EXERCISE DESCRIPTION: Only the lines from the start of the data to the line containing "plt.rcParams['mathtext.it'] = 'Liberation", both included, should be output, exactly and without pictures.

SUPPLIED INFORMATION:
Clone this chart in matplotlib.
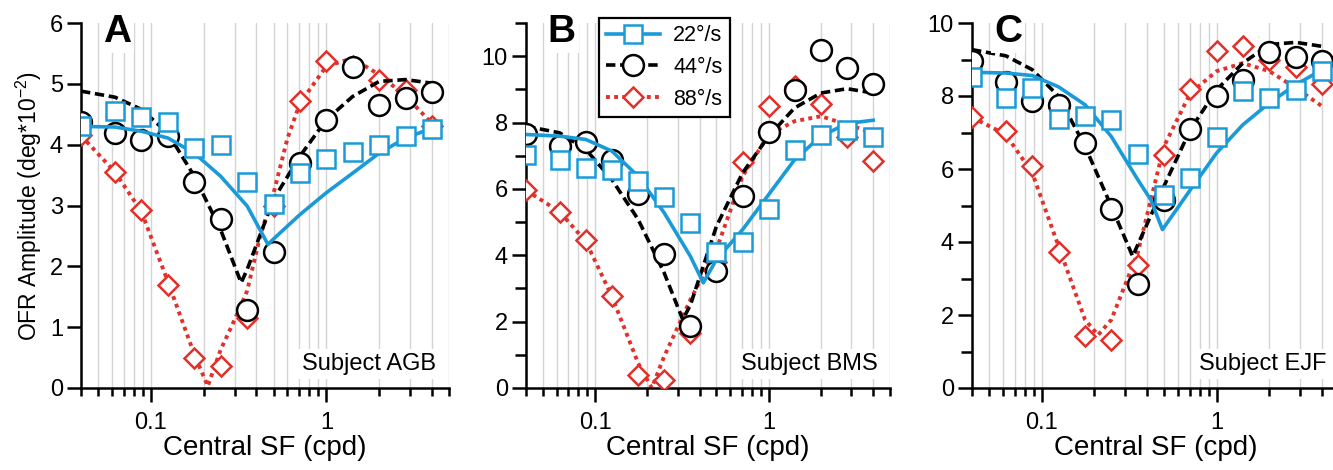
import matplotlib
matplotlib.use('Agg')
import matplotlib.pyplot as plt
from matplotlib.ticker import FixedLocator, NullFormatter, FixedFormatter
import numpy as np

plt.rcParams['font.family'] = ['Liberation Sans', 'DejaVu Sans']
plt.rcParams['mathtext.fontset'] = 'custom'
plt.rcParams['mathtext.rm'] = 'Liberation Sans'
plt.rcParams['mathtext.it'] = 'Liberation Sans'

BLUE = '#1b9ad8'
BLACK = '#000000'
RED = '#e2302b'

# central spatial frequencies (cpd)
sf = [0.04, 0.0625, 0.0884, 0.125, 0.177, 0.25, 0.354, 0.5, 0.707, 1.0, 1.41, 2.0, 2.83, 4.0]

# ---- subject AGB ----
a_22 = [4.30, 4.55, 4.45, 4.37, 3.95, 3.99, 3.39, 3.03, 3.53, 3.76, 3.88, 4.00, 4.15, 4.26]
a_44 = [4.38, 4.20, 4.08, 4.14, 3.38, 2.78, 1.29, 2.24, 3.70, 4.41, 5.28, 4.66, 4.76, 4.86]
a_88 = [4.16, 3.55, 2.92, 1.69, 0.49, 0.36, 1.15, 3.00, 4.72, 5.38, 5.30, 5.07, 4.90, 4.30]
a_fit22_x = [0.04, 0.0625, 0.0884, 0.125, 0.177, 0.25, 0.354, 0.465, 0.5, 0.707, 1.0, 1.41, 2.0, 2.83, 4.0]
a_fit22_y = [4.30, 4.29, 4.22, 4.11, 3.86, 3.48, 2.99, 2.36, 2.45, 2.85, 3.21, 3.53, 3.86, 4.11, 4.27]
a_fit44_x = [0.04, 0.0625, 0.0884, 0.125, 0.177, 0.25, 0.327, 0.354, 0.5, 0.707, 1.0, 1.41, 2.0, 2.83, 4.0]
a_fit44_y = [4.88, 4.78, 4.58, 4.19, 3.48, 2.60, 1.73, 1.95, 3.10, 3.81, 4.41, 4.79, 5.04, 5.07, 5.01]
a_fit88_x = [0.04, 0.0625, 0.0884, 0.125, 0.177, 0.211, 0.25, 0.3, 0.354, 0.42, 0.5, 0.6, 0.707, 1.0, 1.41, 2.0, 2.83, 4.0]
a_fit88_y = [4.15, 3.55, 2.90, 1.75, 0.55, 0.03, 0.63, 1.12, 1.60, 2.50, 3.20, 4.10, 4.68, 5.29, 5.42, 5.15, 4.80, 4.35]

# ---- subject BMS ----
b_22 = [7.02, 6.88, 6.63, 6.56, 6.23, 5.76, 4.97, 4.10, 4.40, 5.38, 7.17, 7.61, 7.79, 7.56]
b_44 = [7.66, 7.29, 7.41, 6.86, 5.86, 4.05, 1.86, 3.52, 5.78, 7.72, 8.99, 10.20, 9.65, 9.15]
b_88 = [5.96, 5.31, 4.45, 2.78, 0.40, 0.25, 1.66, 3.80, 6.81, 8.49, 9.10, 8.57, 7.55, 6.85]
b_fit22_x = [0.04, 0.0625, 0.0884, 0.125, 0.177, 0.25, 0.354, 0.42, 0.5, 0.707, 1.0, 1.41, 2.0, 2.83, 4.0]
b_fit22_y = [7.64, 7.59, 7.49, 7.14, 6.38, 5.28, 3.97, 3.17, 3.87, 4.77, 5.83, 6.88, 7.59, 7.97, 8.07]
b_fit44_x = [0.04, 0.0625, 0.0884, 0.125, 0.177, 0.25, 0.32, 0.354, 0.5, 0.707, 1.0, 1.41, 2.0, 2.83, 4.0]
b_fit44_y = [7.89, 7.69, 7.19, 6.28, 5.08, 3.47, 2.06, 2.50, 4.87, 6.48, 7.59, 8.44, 8.89, 9.02, 8.89]
b_fit88_x = [0.04, 0.0625, 0.0884, 0.125, 0.177, 0.212, 0.25, 0.354, 0.5, 0.707, 1.0, 1.41, 2.0, 2.83, 4.0]
b_fit88_y = [5.96, 5.31, 4.42, 2.76, 0.75, 0.00, 0.95, 2.66, 4.17, 6.38, 7.64, 8.04, 8.19, 7.94, 7.69]

# ---- subject EJF ----
c_22 = [8.52, 7.95, 8.22, 7.38, 7.44, 7.35, 6.42, 5.30, 5.74, 6.89, 8.13, 7.95, 8.16, 8.69]
c_44 = [8.95, 8.38, 7.85, 7.76, 6.71, 4.90, 2.85, 5.16, 7.10, 8.01, 8.45, 9.21, 9.07, 8.95]
c_88 = [7.42, 7.05, 6.09, 3.72, 1.42, 1.32, 3.38, 6.37, 8.19, 9.22, 9.36, 9.00, 8.79, 8.34]
c_fit22_x = [0.04, 0.0625, 0.0884, 0.125, 0.177, 0.25, 0.354, 0.42, 0.49, 0.707, 1.0, 1.41, 2.0, 2.83, 4.0]
c_fit22_y = [8.65, 8.63, 8.56, 8.25, 7.76, 6.89, 5.71, 5.16, 4.34, 5.43, 6.44, 7.21, 7.81, 8.31, 8.72]
c_fit44_x = [0.04, 0.0625, 0.0884, 0.125, 0.177, 0.25, 0.331, 0.354, 0.5, 0.707, 1.0, 1.41, 2.0, 2.83, 4.0]
c_fit44_y = [9.27, 9.10, 8.72, 7.99, 6.62, 4.98, 3.61, 3.92, 5.53, 7.08, 8.17, 8.90, 9.41, 9.47, 9.36]
c_fit88_x = [0.04, 0.0625, 0.0884, 0.125, 0.177, 0.21, 0.25, 0.354, 0.5, 0.707, 1.0, 1.41, 2.0, 2.83, 4.0]
c_fit88_y = [7.42, 6.94, 5.89, 3.88, 1.87, 1.45, 1.87, 3.70, 6.62, 8.08, 8.68, 8.90, 8.68, 8.22, 7.72]

grid_x = [0.04, 0.05, 0.06, 0.07, 0.08, 0.09, 0.1, 0.2, 0.3, 0.4, 0.5, 0.6, 0.7, 0.8, 0.9,
          1, 2, 3, 4, 5]

LW = 2.6


def panel(ax, d22, d44, d88, f22, f44, f88, ymax, yticks, yminor, letter, subject, legend=False):
    ax.set_xscale('log')
    ax.set_xlim(0.04, 5)
    ax.set_ylim(0, ymax)
    for g in grid_x:
        ax.axvline(g, color='#d4d4d4', lw=1.0, zorder=0)
    # red underneath, then black, blue on top
    ax.plot(f88[0], f88[1], color=RED, lw=2.8, ls=(0, (1, 1.1)), zorder=2)
    ax.plot(sf, d88, ls='none', marker='D', ms=10, mfc='white', mec=RED, mew=1.8, zorder=3)
    ax.plot(f44[0], f44[1], color=BLACK, lw=LW, ls=(0, (2.6, 1.3)), zorder=4)
    ax.plot(sf, d44, ls='none', marker='o', ms=15, mfc='white', mec=BLACK, mew=1.8, zorder=5)
    ax.plot(f22[0], f22[1], color=BLUE, lw=LW, ls='-', zorder=6)
    ax.plot(sf, d22, ls='none', marker='s', ms=13, mfc='white', mec=BLUE, mew=1.8, zorder=7)

    for s in ['top', 'right']:
        ax.spines[s].set_visible(False)
    for s in ['left', 'bottom']:
        ax.spines[s].set_linewidth(1.8)
    ax.xaxis.set_major_locator(FixedLocator([0.1, 1]))
    ax.xaxis.set_major_formatter(FixedFormatter(['0.1', '1']))
    ax.xaxis.set_minor_locator(FixedLocator([g for g in grid_x if g not in (0.1, 1)]))
    ax.xaxis.set_minor_formatter(NullFormatter())
    ax.yaxis.set_major_locator(FixedLocator(yticks))
    ax.yaxis.set_minor_locator(FixedLocator(yminor))
    ax.tick_params(axis='both', which='major', direction='out', length=10, width=1.8,
                   labelsize=17, color='black')
    ax.tick_params(axis='x', which='minor', direction='out', length=6, width=1.8)
    ax.tick_params(axis='y', which='minor', direction='out', length=8, width=1.8)
    ax.tick_params(axis='x', which='major', pad=7)
    ax.tick_params(axis='y', which='major', pad=3)
    ax.set_xlabel('Central SF (cpd)', fontsize=20, labelpad=1)

    ax.text(0.06, 1.025, letter, transform=ax.transAxes, fontsize=28, fontweight='bold',
            va='top', ha='left', zorder=10,
            bbox=dict(facecolor='white', edgecolor='none', pad=2))
    ax.text(0.965, 0.035, subject, transform=ax.transAxes, fontsize=17, ha='right', va='bottom',
            zorder=10, bbox=dict(facecolor='white', edgecolor='none', pad=3))

    if legend:
        h1, = ax.plot([], [], color=BLUE, lw=LW, marker='s', ms=13, mfc='white', mec=BLUE, mew=1.8)
        h2, = ax.plot([], [], color=BLACK, lw=LW, ls=(0, (2.6, 1.3)), marker='o', ms=15,
                      mfc='white', mec=BLACK, mew=1.8)
        h3, = ax.plot([], [], color=RED, lw=2.8, ls=(0, (1, 1.1)), marker='D', ms=10,
                      mfc='white', mec=RED, mew=1.8)
        leg = ax.legend([h1, h2, h3], ['22°/s', '44°/s', '88°/s'], loc='upper left',
                        bbox_to_anchor=(0.2, 1.015), fontsize=15.5, handlelength=2.5,
                        fancybox=False, framealpha=1, edgecolor='black',
                        borderpad=0.35, labelspacing=0.5, handletextpad=0.6,
                        borderaxespad=0)
        leg.get_frame().set_linewidth(1.6)
        leg.set_zorder(20)


fig = plt.figure(figsize=(13.33, 4.7), dpi=100)
axA = fig.add_axes([81 / 1333, 82 / 470, 368 / 1333, 365 / 470])
axB = fig.add_axes([526 / 1333, 82 / 470, 364 / 1333, 365 / 470])
axC = fig.add_axes([972 / 1333, 82 / 470, 367 / 1333, 365 / 470])

panel(axA, a_22, a_44, a_88, (a_fit22_x, a_fit22_y), (a_fit44_x, a_fit44_y),
      (a_fit88_x, a_fit88_y), 6, [0, 1, 2, 3, 4, 5, 6], [], 'A', 'Subject AGB')
panel(axB, b_22, b_44, b_88, (b_fit22_x, b_fit22_y), (b_fit44_x, b_fit44_y),
      (b_fit88_x, b_fit88_y), 11, [0, 2, 4, 6, 8, 10], [1, 3, 5, 7, 9, 11], 'B', 'Subject BMS',
      legend=True)
panel(axC, c_22, c_44, c_88, (c_fit22_x, c_fit22_y), (c_fit44_x, c_fit44_y),
      (c_fit88_x, c_fit88_y), 10, [0, 2, 4, 6, 8, 10], [1, 3, 5, 7, 9], 'C', 'Subject EJF')

axA.set_ylabel('OFR Amplitude (deg*10$^{-2}$)', fontsize=16.5, labelpad=4)

fig.savefig('out.png', dpi=100)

THE SOLUTION:
Clone this chart in matplotlib.
import matplotlib
matplotlib.use('Agg')
import matplotlib.pyplot as plt
from matplotlib.ticker import FixedLocator, NullFormatter, FixedFormatter
import numpy as np

plt.rcParams['font.family'] = ['Liberation Sans', 'DejaVu Sans']
plt.rcParams['mathtext.fontset'] = 'custom'
plt.rcParams['mathtext.rm'] = 'Liberation Sans'
plt.rcParams['mathtext.it'] = 'Liberation Sans'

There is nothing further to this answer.